Solo w wielkim mieście
Adam Green "Minor Love", Rough Trade / Sonic
Nowojorczyk w Nowym Jorku śpiewa po nowojorsku. Album Greena jest bardzo cool...
Kim jest Adam Green? Zaczynał karierę wraz z niejaką Kimyą Dawson w antyfolkowej formacji The Moldy Peaches, która zyskała sławę dzięki filmowi "Juno" (główni bohaterowie filmu odśpiewują wspólnie utwór grupy - naiwniutki "Anyone Else But You", pamiętacie?). Po zawieszeniu działalności duetu, Dawson i Green rozpoczęli kariery solowe, a "Minor Love" to szósta studyjna płyta Adama.
"Minor Love" nie jest dla osób zauroczonych "Junowym" przebojem. Ten album na mile pachnie The Velvet Underground i Lou Reedem (większość utworów) czy Sonic Youth (więcej niż mocno garażowe "Oh Shucks"). Płyta uwodzi również tym, czym blisko dekadę temu zauroczyli - i co już dawno temu zatracili - The Strokes: niemodnie modnym brzmieniem i nienamacalną, ale wyczuwalną stylowością wielkomiejskiej cyganerii. Lekko szorstkim, zachrypniętym od papierosów ("Cigarette Burns Forever" to zresztą tytuł jednego z utworów), głębokim głosem. Bardzo retro-stylową produkcją: ciepłymi basami, brzęczącymi gitarami, plumkającymi klawiszami.
Green potrafi też przewietrzyć zadymione brzmienie zaskakującym pulsem basu i skwaszoną gitarą, żywcem wyjętą ze ścieżki dźwiękowej jakiegoś filmu z gatunku blaxploitation ("Lockout"). Jest też w tej muzyce akustyczny wielkomiejski smutek, którym zaczarowała nas nieodżałowana Nico na płycie "Chelsea Girl" ("Boss Inside" czy "Don't Call Me Uncle"). Wszystko to skrojone na miarę amerykańskich outsiderów, przemierzających bary Greenwich Village z gitarą pod pachą, wolnością w sercu i muzyką w głowie.

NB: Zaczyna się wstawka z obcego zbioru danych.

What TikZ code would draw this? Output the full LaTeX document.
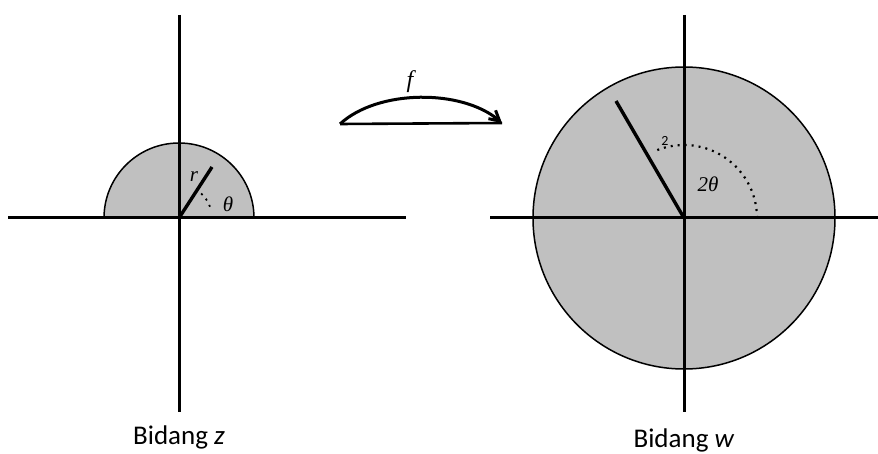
\documentclass[tikz,border=0pt]{standalone}
\usepackage{fontspec}
\setmainfont{Carlito}
\newfontfamily\symfont{Liberation Serif}
\usetikzlibrary{arrows.meta}
\definecolor{LGr}{RGB}{192,192,192}

\begin{document}
\begin{tikzpicture}[
  x=1pt, y=-1pt,
  axis/.style={line width=3pt, draw=black},
  disc/.style={draw=black, line width=1.5pt, fill=LGr},
  rline/.style={line width=3.4pt, draw=black},
  ang/.style={dash pattern=on 2pt off 5pt, line width=2.2pt, draw=black},
  lbl/.style={font=\fontsize{27}{32}\selectfont, inner sep=0pt},
  mlbl/.style={font=\fontsize{21}{25}\selectfont\symfont\itshape, inner sep=0pt},
  maparr/.style={-{Straight Barb[length=10pt, width=11pt]}, line width=3pt}
]
\useasboundingbox (0,0) rectangle (878,454);

% z-plane
\coordinate (oz) at (179,218);
\coordinate (rz) at (212,167);
\fill[LGr] (oz) ++(75,0) arc[start angle=0, end angle=-180, x radius=75, y radius=75] -- cycle;
\draw[disc, fill=none] (oz) ++(75,0) arc[start angle=0, end angle=-180, x radius=75, y radius=75];
\draw[axis] (8,218) -- (406,218);
\draw[axis] (179,15) -- (179,412);
\draw[rline] (oz) -- (rz);
\draw[ang, line width=1.8pt] (oz) ++(-20:33) arc[start angle=-20, end angle=-50, x radius=33, y radius=33];
\node[mlbl] (r) at (194,177) {r};
\node[mlbl] (th) at (228,204) {θ};
\node[lbl] (bz) at (179,437) {Bidang \textit{z}};

% mapping f
\coordinate (fs) at (340,124);
\coordinate (fe) at (502,123);
\draw[maparr] (fs) .. controls (378,89) and (462,89) .. (fe);
\draw[line width=2.6pt] (fs) -- (fe);
\node[mlbl, font=\fontsize{24}{28}\selectfont\symfont\itshape] (f) at (410,82) {f};

% w-plane
\coordinate (ow) at (684,218);
\coordinate (rw) at (616,101);
\draw[disc] (ow) circle[x radius=151, y radius=151];
\draw[axis] (490,218) -- (878,218);
\draw[axis] (684,15) -- (684,412);
\draw[rline] (ow) -- (rw);
\draw[ang] (ow) ++(73,0) arc[start angle=0, end angle=-112, x radius=73, y radius=73];
\node[mlbl] (tw) at (708,184) {2θ};
\node[font=\fontsize{14}{16}\selectfont, inner sep=0pt] (two) at (665,141) {2};
\node[lbl] (bw) at (684,440) {Bidang \textit{w}};
\end{tikzpicture}
\end{document}
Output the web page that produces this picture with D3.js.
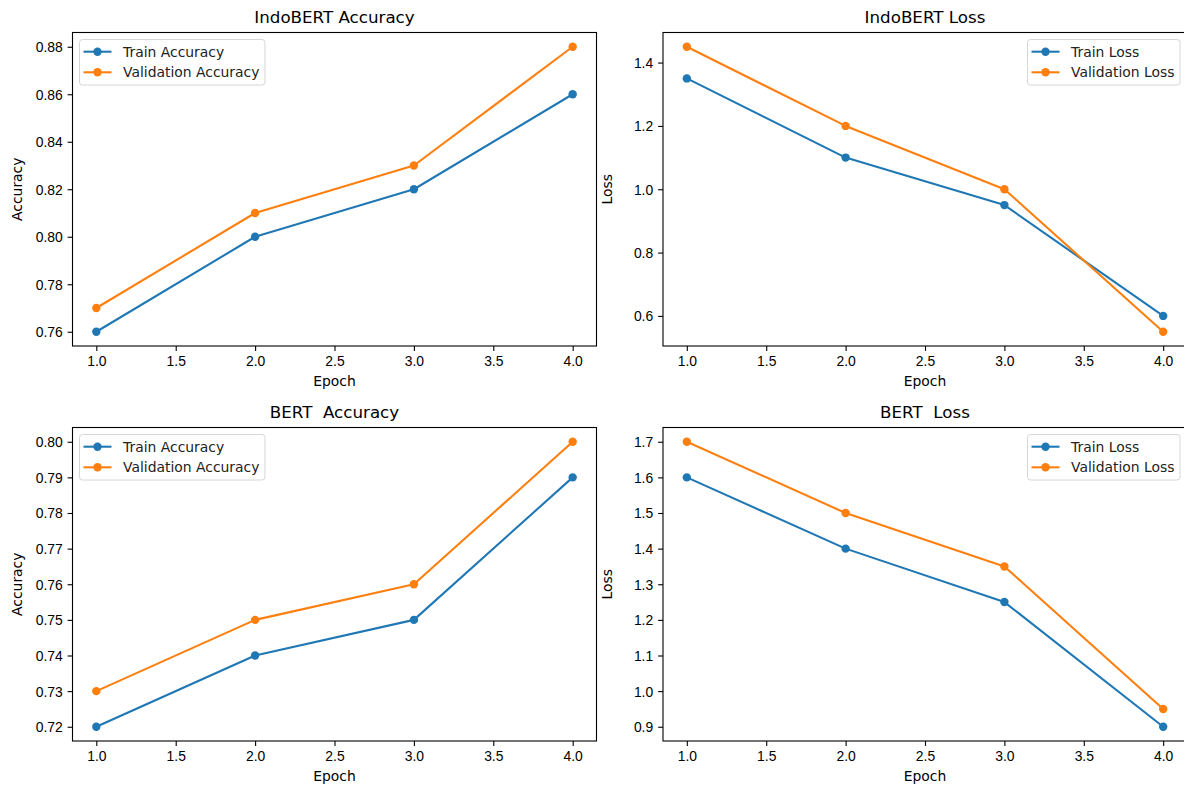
<!DOCTYPE html>
<html><head><meta charset="utf-8">
<script src="https://cdn.jsdelivr.net/npm/d3@7"></script>
<style>
body{margin:0;background:#fff;}
svg{display:block;font-family:"DejaVu Sans",sans-serif;}
.tick text{font-size:13.9px;fill:#000;}
.tick line{stroke:#000;stroke-width:1.1;}
.domain{display:none;}
</style></head><body>
<svg id="c" width="1184" height="787"></svg>
<script>
const epochs = [1, 2, 3, 4];
const indoTrainAcc = [0.76, 0.80, 0.82, 0.86];
const indoValAcc = [0.77, 0.81, 0.83, 0.88];
const indoTrainLoss = [1.35, 1.10, 0.95, 0.60];
const indoValLoss = [1.45, 1.20, 1.00, 0.55];
const bertTrainAcc = [0.72, 0.74, 0.75, 0.79];
const bertValAcc = [0.73, 0.75, 0.76, 0.80];
const bertTrainLoss = [1.60, 1.40, 1.25, 0.90];
const bertValLoss = [1.70, 1.50, 1.35, 0.95];
const xTicks = [1.0, 1.5, 2.0, 2.5, 3.0, 3.5, 4.0];
const titles = ["IndoBERT Accuracy", "IndoBERT Loss", "BERT  Accuracy", "BERT  Loss"];
const yLabels = ["Accuracy", "Loss", "Accuracy", "Loss"];
const seriesNames = [["Train Accuracy", "Validation Accuracy"], ["Train Loss", "Validation Loss"], ["Train Accuracy", "Validation Accuracy"], ["Train Loss", "Validation Loss"]];
const yTickSets = [
  [0.76, 0.78, 0.80, 0.82, 0.84, 0.86, 0.88],
  [0.6, 0.8, 1.0, 1.2, 1.4],
  [0.72, 0.73, 0.74, 0.75, 0.76, 0.77, 0.78, 0.79, 0.80],
  [0.9, 1.0, 1.1, 1.2, 1.3, 1.4, 1.5, 1.6, 1.7]
];
const yFormats = [".2f", ".1f", ".2f", ".1f"];
const legendPos = ["left", "right", "left", "right"];
const colors = ["#1f77b4", "#ff7f0e"];

const panels = [
  {train: indoTrainAcc, val: indoValAcc, box: [72.5, 32.5, 596.5, 346]},
  {train: indoTrainLoss, val: indoValLoss, box: [663, 32.5, 1187, 346]},
  {train: bertTrainAcc, val: bertValAcc, box: [72.5, 427.5, 596.5, 741]},
  {train: bertTrainLoss, val: bertValLoss, box: [663, 427.5, 1187, 741]}
];

const svg = d3.select("#c");

panels.forEach((p, i) => {
  const [x0, y0, x1, y1] = p.box;
  const g = svg.append("g");
  const xs = d3.scaleLinear().domain([0.85, 4.15]).range([x0, x1]);
  const all = p.train.concat(p.val);
  const mn = d3.min(all), mx = d3.max(all), m = (mx - mn) * 0.05;
  const ys = d3.scaleLinear().domain([mn - m, mx + m]).range([y1, y0]);

  g.append("g").attr("transform", `translate(0,${y1})`)
    .call(d3.axisBottom(xs).tickValues(xTicks).tickFormat(d3.format(".1f")).tickSizeOuter(0).tickSize(4.9).tickPadding(4.9));
  const ya = g.append("g").attr("transform", `translate(${x0},0)`)
    .call(d3.axisLeft(ys).tickValues(yTickSets[i]).tickFormat(d3.format(yFormats[i])).tickSizeOuter(0).tickSize(4.9).tickPadding(4.9));
  ya.selectAll("text").attr("dy", "0.35em");

  [p.train, p.val].forEach((vals, k) => {
    const line = d3.line().x((d, j) => xs(epochs[j])).y(d => ys(d));
    g.append("path").datum(vals).attr("d", line).attr("fill", "none")
      .attr("stroke", colors[k]).attr("stroke-width", 2.08).attr("stroke-linejoin", "round");
    g.selectAll(null).data(vals).enter().append("circle")
      .attr("cx", (d, j) => xs(epochs[j])).attr("cy", d => ys(d)).attr("r", 4.2)
      .attr("fill", colors[k]);
  });

  g.append("rect").attr("x", x0).attr("y", y0).attr("width", x1 - x0).attr("height", y1 - y0)
    .attr("fill", "none").attr("stroke", "#000").attr("stroke-width", 1.1);

  g.append("text").attr("x", (x0 + x1) / 2).attr("y", y0 - 10).attr("text-anchor", "middle")
    .attr("font-size", 16.7).style("white-space", "pre").text(titles[i]);
  g.append("text").attr("x", (x0 + x1) / 2).attr("y", y1 + 40).attr("text-anchor", "middle")
    .attr("font-size", 13.9).text("Epoch");
  const ylx = x0 - 51;
  g.append("text").attr("transform", `translate(${ylx},${(y0 + y1) / 2}) rotate(-90)`)
    .attr("text-anchor", "middle").attr("font-size", 13.9).text(yLabels[i]);

  const lg = g.append("g");
  const names = seriesNames[i];
  const tmp = lg.append("text").attr("font-size", 13.9).text(names[1]);
  const tw = tmp.node().getComputedTextLength();
  tmp.remove();
  const bw = 4 + 28 + 11 + tw + 6;
  const bh = 45.5;
  const bx = legendPos[i] === "left" ? x0 + 7 : x1 - 7 - bw;
  const by = y0 + 7;
  lg.append("rect").attr("x", bx).attr("y", by).attr("width", bw).attr("height", bh)
    .attr("rx", 3).attr("fill", "#fff").attr("fill-opacity", 0.8)
    .attr("stroke", "#d6d6d6").attr("stroke-width", 1);
  names.forEach((n, k) => {
    const ry = by + 12.2 + k * 20.6;
    lg.append("line").attr("x1", bx + 4).attr("x2", bx + 32).attr("y1", ry).attr("y2", ry)
      .attr("stroke", colors[k]).attr("stroke-width", 2.08);
    lg.append("circle").attr("cx", bx + 18).attr("cy", ry).attr("r", 4.2).attr("fill", colors[k]);
    lg.append("text").attr("x", bx + 43.5).attr("y", ry).attr("dy", "0.35em")
      .attr("font-size", 13.9).attr("fill", "#222").text(n);
  });
});
</script>
</body></html>
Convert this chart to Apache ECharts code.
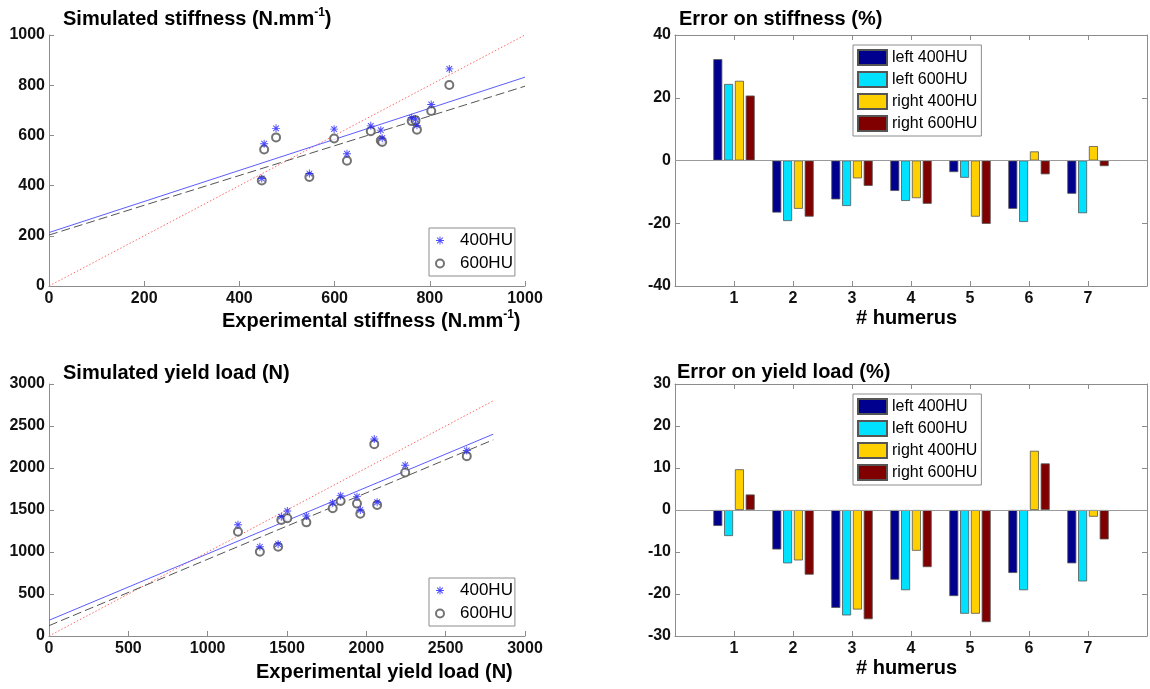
<!DOCTYPE html>
<html>
<head>
<meta charset="utf-8">
<script src="https://cdn.jsdelivr.net/npm/echarts@6/dist/echarts.min.js"></script>
<style>
html,body{margin:0;padding:0;background:#fff;}
#chart{width:1150px;height:689px;}
</style>
</head>
<body>
<div id="chart"></div>
<script>
// ---------- data ----------
// Stiffness scatter (N/mm)
const expStiffness   = [447, 452, 477, 547, 599, 626, 676, 697, 700, 762, 770, 773, 803, 841];
const sim400Stiffness= [428, 567, 628, 448, 625, 527, 638, 621, 589, 670, 665, 640, 723, 865];
const sim600Stiffness= [420, 544, 592, 434, 588, 499, 617, 580, 574, 657, 660, 623, 697, 801];
const fit400Stiffness = [[0, 213], [1000, 832]];
const fit600Stiffness = [[0, 203], [1000, 796]];
const identityStiffness = [[0, 0], [1000, 1000]];

// Yield load scatter (N)
const expYield   = [1191, 1329, 1444, 1464, 1502, 1622, 1788, 1838, 1941, 1962, 2050, 2068, 2245, 2633];
const sim400Yield= [1325, 1062, 1094, 1421, 1488, 1429, 1584, 1671, 1659, 1500, 2344, 1592, 2033, 2208];
const sim600Yield= [1242, 1003, 1062, 1381, 1401, 1353, 1520, 1608, 1576, 1456, 2284, 1560, 1946, 2141];
const fit400Yield = [[0, 187], [2800, 2403]];
const fit600Yield = [[0, 123], [2800, 2336]];
const identityYield = [[0, 0], [2800, 2800]];

// Error bars (%)
const humerus = [1, 2, 3, 4, 5, 6, 7];
const barNames = ['left 400HU', 'left 600HU', 'right 400HU', 'right 600HU'];
const errStiffLeft400  = [32.3, -16.6, -12.4, -9.7, -3.7, -15.4, -10.6];
const errStiffLeft600  = [24.4, -19.3, -14.5, -12.9, -5.5, -19.6, -16.8];
const errStiffRight400 = [25.4, -15.4, -5.7, -12.0, -17.9, 2.9, 4.6];
const errStiffRight600 = [20.7, -17.9, -8.1, -13.8, -20.2, -4.4, -1.8];
const errYieldLeft400  = [-3.8, -9.4, -23.3, -16.6, -20.5, -15.0, -12.7];
const errYieldLeft600  = [-6.2, -12.7, -25.1, -19.1, -24.7, -19.1, -17.0];
const errYieldRight400 = [9.7, -12.0, -23.7, -9.7, -24.7, 14.1, -1.6];
const errYieldRight600 = [3.7, -15.4, -26.0, -13.6, -26.7, 11.1, -7.0];

const barColors = ['#00008f', '#00e0ff', '#ffd000', '#800000'];

// ---------- chart ----------
const FONT = 'Liberation Sans, Arial, sans-serif';
const chart = echarts.init(document.getElementById('chart'), null, {renderer: 'canvas'});

const richT = {
  t: {fontSize: 20, fontWeight: 'bold', fontFamily: FONT, color: '#000', lineHeight: 24},
  s: {fontSize: 12, fontWeight: 'bold', fontFamily: FONT, color: '#000', lineHeight: 12, verticalAlign: 'top'}
};
function ttl(text, left, top) {
  return {text: text, left: left, top: top, padding: 0,
          textStyle: {rich: richT, fontSize: 20, fontWeight: 'bold', fontFamily: FONT}};
}

const axisLineStyle = {color: '#8c8c8c', width: 1};
const labelStyle = {color: '#111', fontSize: 16, fontWeight: 'bold', fontFamily: FONT};
const plain = function (v) { return String(v); };

function valX(grid, min, max, interval, extra) {
  return Object.assign({
    type: 'value', gridIndex: grid, min: min, max: max, interval: interval,
    axisLine: {show: true, onZero: false, lineStyle: axisLineStyle},
    axisTick: {show: true, inside: true, length: 5, lineStyle: axisLineStyle},
    axisLabel: Object.assign({margin: 5, formatter: plain}, labelStyle),
    splitLine: {show: false}
  }, extra || {});
}
function valY(grid, min, max, interval, extra) {
  return Object.assign({
    type: 'value', gridIndex: grid, min: min, max: max, interval: interval,
    axisLine: {show: true, onZero: false, lineStyle: axisLineStyle},
    axisTick: {show: true, inside: true, length: 5, lineStyle: axisLineStyle},
    axisLabel: Object.assign({margin: 4, formatter: plain}, labelStyle),
    splitLine: {show: false}
  }, extra || {});
}
const hideEnds = function (v) { return (v === 0 || v === 8) ? '' : String(v); };

const asterisk = 'path://M-0.12,-1 L0.12,-1 L0.12,1 L-0.12,1 Z M-1,-0.12 L1,-0.12 L1,0.12 L-1,0.12 Z M-0.79,-0.62 L-0.62,-0.79 L0.79,0.62 L0.62,0.79 Z M0.62,-0.79 L0.79,-0.62 L-0.62,0.79 L-0.79,0.62 Z';

function scatterSeries(xIdx, yIdx, xs, y400, y600, f400, f600, ident) {
  return [
    {type: 'line', name: 'id' + xIdx, xAxisIndex: xIdx, yAxisIndex: yIdx, data: ident,
     showSymbol: false, symbol: 'none', lineStyle: {color: '#ff6a6a', width: 1, type: [1.5, 2]}, z: 1, silent: true},
    {type: 'line', name: 'f600' + xIdx, xAxisIndex: xIdx, yAxisIndex: yIdx, data: f600,
     showSymbol: false, symbol: 'none', lineStyle: {color: '#555', width: 1, type: [9, 4]}, z: 2, silent: true},
    {type: 'line', name: 'f400' + xIdx, xAxisIndex: xIdx, yAxisIndex: yIdx, data: f400,
     showSymbol: false, symbol: 'none', lineStyle: {color: '#5c5cff', width: 1}, z: 3, silent: true},
    {type: 'scatter', name: '600HU', xAxisIndex: xIdx, yAxisIndex: yIdx,
     data: xs.map((x, i) => [x, y600[i]]), symbol: 'emptyCircle', symbolSize: 8,
     itemStyle: {color: '#505050', borderWidth: 1}, z: 4},
    {type: 'scatter', name: '400HU', xAxisIndex: xIdx, yAxisIndex: yIdx,
     data: xs.map((x, i) => [x, y400[i]]), symbol: asterisk, symbolSize: 8,
     itemStyle: {color: '#2020ff'}, z: 5}
  ];
}

function barSeries(xIdx, yIdx, arrays) {
  return arrays.map((arr, k) => {
    const s = {
      type: 'bar', name: barNames[k], xAxisIndex: xIdx, yAxisIndex: yIdx,
      data: humerus.map((h, i) => [h, arr[i]]),
      barWidth: 9, barGap: '20%',
      itemStyle: {color: barColors[k], borderColor: '#555', borderWidth: 0.8}
    };
    if (k === 0) {
      s.markLine = {silent: true, symbol: 'none', label: {show: false}, animation: false,
        lineStyle: {color: '#9a9a9a', type: 'solid', width: 1.2}, data: [{yAxis: 0}]};
    }
    return s;
  });
}

const legendBase = {
  orient: 'vertical', borderColor: '#8c8c8c', borderWidth: 1, borderRadius: 0,
  backgroundColor: '#fff', selectedMode: false
};
const scatterLegend = {
  data: ['400HU', '600HU'], left: 429,
  itemWidth: 30, itemHeight: 8, itemGap: 4, padding: [3, 2, 3, 6],
  textStyle: {fontSize: 17, fontFamily: FONT, color: '#000', lineHeight: 19}
};
const barLegend = {
  data: barNames.map(n => ({name: n, icon: 'rect'})), left: 853,
  itemWidth: 29, itemHeight: 15, itemGap: 5, padding: [4, 4, 4, 4],
  textStyle: {fontSize: 16, fontFamily: FONT, color: '#000', lineHeight: 16}
};

const option = {
  animation: false,
  backgroundColor: '#fff',
  title: [
    ttl('{t|Simulated stiffness (N.mm}{s|-1}{t|)}', 63, 7),
    ttl('{t|Experimental stiffness (N.mm}{s|-1}{t|)}', 222, 309),
    ttl('{t|Error on stiffness (%)}', 679, 7),
    ttl('{t|# humerus}', 856, 306),
    ttl('{t|Simulated yield load (N)}', 63, 361),
    ttl('{t|Experimental yield load (N)}', 256, 660),
    ttl('{t|Error on yield load (%)}', 677, 360),
    ttl('{t|# humerus}', 856, 656)
  ],
  grid: [
    {left: 49, top: 35, width: 476, height: 251},
    {left: 675, top: 35, width: 480, height: 251},
    {left: 49, top: 384, width: 476, height: 252},
    {left: 675, top: 384, width: 480, height: 252}
  ],
  xAxis: [
    valX(0, 0, 1000, 200),
    valX(1, 0, 8, 1, {axisLabel: Object.assign({margin: 5, formatter: hideEnds}, labelStyle)}),
    valX(1, 0, 8, 1, {position: 'top', axisLabel: {show: false}}),
    valX(2, 0, 3000, 500),
    valX(3, 0, 8, 1, {axisLabel: Object.assign({margin: 5, formatter: hideEnds}, labelStyle)}),
    valX(3, 0, 8, 1, {position: 'top', axisLabel: {show: false}})
  ],
  yAxis: [
    valY(0, 0, 1000, 200),
    valY(1, -40, 40, 20),
    valY(1, -40, 40, 20, {position: 'right', axisLabel: {show: false}}),
    valY(2, 0, 3000, 500),
    valY(3, -30, 30, 10),
    valY(3, -30, 30, 10, {position: 'right', axisLabel: {show: false}})
  ],
  legend: [
    Object.assign({}, legendBase, scatterLegend, {top: 228}),
    Object.assign({}, legendBase, scatterLegend, {top: 578}),
    Object.assign({}, legendBase, barLegend, {top: 45}),
    Object.assign({}, legendBase, barLegend, {top: 394})
  ],
  series: [].concat(
    scatterSeries(0, 0, expStiffness, sim400Stiffness, sim600Stiffness, fit400Stiffness, fit600Stiffness, identityStiffness),
    barSeries(1, 1, [errStiffLeft400, errStiffLeft600, errStiffRight400, errStiffRight600]),
    scatterSeries(3, 3, expYield, sim400Yield, sim600Yield, fit400Yield, fit600Yield, identityYield),
    barSeries(4, 4, [errYieldLeft400, errYieldLeft600, errYieldRight400, errYieldRight600])
  )
};
chart.setOption(option);
</script>
</body>
</html>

O tym zresztą opowiadają piosenki Greena - o fizycznym i duchowym szwendaniu się po zakamarkach dużego miasta. I wszystko to w miniaturowym wydaniu: na "Minor Love" najdłuższa piosenka trwa 2 minuty 57 sekund, a cała płyta trwa niewiele ponad pół godziny. Więcej czasu w XXI wieku zresztą i tak nie mamy.
Lubię takie płyty. Nagrane bez ciśnienia, bez zbędnej filozofii, raczej dla przyjemności artysty, niż słuchacza, rozbrajająco proste. A jednocześnie magicznie natchnione ponadczasowością, dzięki czemu kwalifikujące się do przegródki z napisem "niedoceniony klasyk".